The federal government is hiring private investigators to track down people who are accused of abusing students in Indian residential schools.

The investigators will be deployed across Canada to find those who have been accused by former residential school students of abusing them, according to officials.

Those identified as alleged abusers and who are then found will be invited to participate in court hearings where they can defend themselves and promote reconciliation.

The search for alleged abusers is part of the federal government's Indian Residential Schools Settlement Agreement, which has an Independent Assessment Process (IAP) that provides compensation to former students who claim serious sexual, physical or any form of abuse that caused psychological damage.

Expect more residential school claims, say observers

IN DEPTH: A history of residential schools in Canada

"Canada is obligated to make an effort to locate and contact persons named as alleged perpetrators in claims filed in the Independent Assessment Process," a spokesperson for the Aboriginal Affairs Department told CBC News in an email Friday.

"In order to fulfil this obligation, Canada initiated a request for proposals for private investigators to assist in locating these individuals."

'A waste of money,' says survivor

However, the federal government notes that "it is the choice of the alleged perpetrator to participate or not in the IAP process."

That has some former students, like Ray Mason of Manitoba, wondering what the point is of hiring the private investigators if the alleged abusers can't be brought to justice.

"I think the whole exercise is useless. It's a waste of money," he said.

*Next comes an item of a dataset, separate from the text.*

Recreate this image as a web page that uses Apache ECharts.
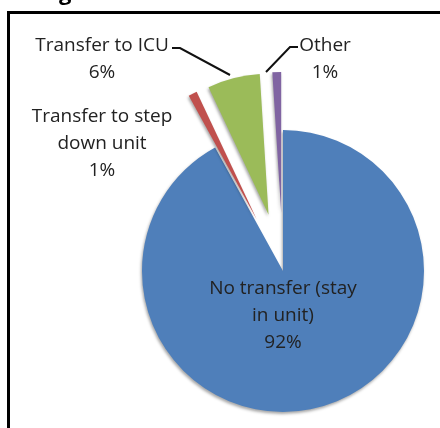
<!DOCTYPE html>
<html>
<head>
<meta charset="utf-8">
<script src="https://cdn.jsdelivr.net/npm/echarts@6/dist/echarts.min.js"></script>
<style>
  html, body { margin: 0; padding: 0; background: #fff; }
  #chart { width: 440px; height: 428px; }
</style>
</head>
<body>
<div id="chart"></div>
<script>
// data
var names = ['No transfer (stay\nin unit)', 'Transfer to step\ndown unit', 'Transfer to ICU', 'Other'];
var values = [92, 1, 6, 1];
var colors = ['#4F7FBA', '#C0504D', '#9BBB59', '#8064A2'];
var exploded = [false, true, true, true];

// where each label sits (text centre) and its leader line, in pixels
var labelSpots = [
  { x: 283, y: 316, line: null },
  { x: 102, y: 144, line: null },
  { x: 102, y: 59, line: [[230, 75], [180, 48], [172, 48]] },
  { x: 325, y: 59, line: [[266, 72], [290, 47], [298, 47]] }
];

var myChart = echarts.init(document.getElementById('chart'));

var pieCenter = [283, 271];
var pieRadius = 141;

// slices (with the exploded ones pulled out)
var sliceData = names.map(function (n, i) {
  return {
    name: n,
    value: values[i],
    selected: exploded[i],
    itemStyle: { color: colors[i] },
    select: { itemStyle: { color: colors[i] } }
  };
});

// same pie, invisible, only carries the labels and leader lines
var labelData = names.map(function (n, i) {
  return {
    name: n,
    value: values[i],
    labelLine: { show: !!labelSpots[i].line }
  };
});

var option = {
  animation: false,
  graphic: [
    {
      type: 'rect',
      shape: { x: 8.5, y: 12.5, width: 440, height: 430 },
      style: { fill: 'none', stroke: '#000', lineWidth: 3 }
    },
    {
      // bottom of the cut-off heading above the frame
      type: 'text',
      x: 59,
      y: 5,
      style: { text: 'g', font: 'bold 22px "Open Sans"', fill: '#000', verticalAlign: 'bottom' }
    }
  ],
  series: [
    {
      type: 'pie',
      center: pieCenter,
      radius: pieRadius,
      startAngle: 90,
      clockwise: true,
      selectedMode: 'multiple',
      selectedOffset: 58,
      data: sliceData,
      itemStyle: {
        shadowColor: 'rgba(0,0,0,0.35)',
        shadowBlur: 3,
        shadowOffsetX: -1,
        shadowOffsetY: 2
      },
      emphasis: { disabled: true },
      label: { show: false },
      labelLine: { show: false }
    },
    {
      type: 'pie',
      center: pieCenter,
      radius: pieRadius,
      startAngle: 90,
      clockwise: true,
      silent: true,
      avoidLabelOverlap: false,
      data: labelData,
      z: 5,
      itemStyle: { color: 'rgba(0,0,0,0)' },
      emphasis: { disabled: true },
      label: {
        show: true,
        position: 'outside',
        formatter: '{b}\n{d}%',
        fontFamily: 'Open Sans',
        fontSize: 19,
        lineHeight: 27,
        color: '#222',
        width: 240,
        overflow: 'none',
        align: 'center'
      },
      labelLine: {
        show: true,
        lineStyle: { color: '#111', width: 2 }
      },
      labelLayout: function (params) {
        var s = labelSpots[params.dataIndex];
        var out = { x: s.x, y: s.y, align: 'center', verticalAlign: 'middle' };
        if (s.line) out.labelLinePoints = s.line;
        return out;
      }
    }
  ]
};

myChart.setOption(option);
</script>
</body>
</html>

"If you go to court and you're found guilty, you go to jail. And that's what should happen to them."

But Niigaan Sinclair, an indigenous studies professor at the University of Manitoba, said inviting the alleged perpetrators into the process is important.

"Everyone has their opportunity to defend themselves, to speak to charges that have been levied against them," he said.

"But at the same time, it's also important to gain a broader knowledge of the full story."

Mason said he wants to see his former school principal held to account for what he said were years of sexual and physical abuse.

"He pulled my pants down in front of everybody and just whipped me with a strap until I passed out and I bled on the back end," Mason recalled.

Mason said he's wanted that principal brought to justice, even decades after his residential school experience.

"I was going to attack him physically and I heard he was in Winnipeg one time," he said, recalling an incident from his distant past.

"I went looking for him. Apparently I was pretty close, but I never did get to catch up to him."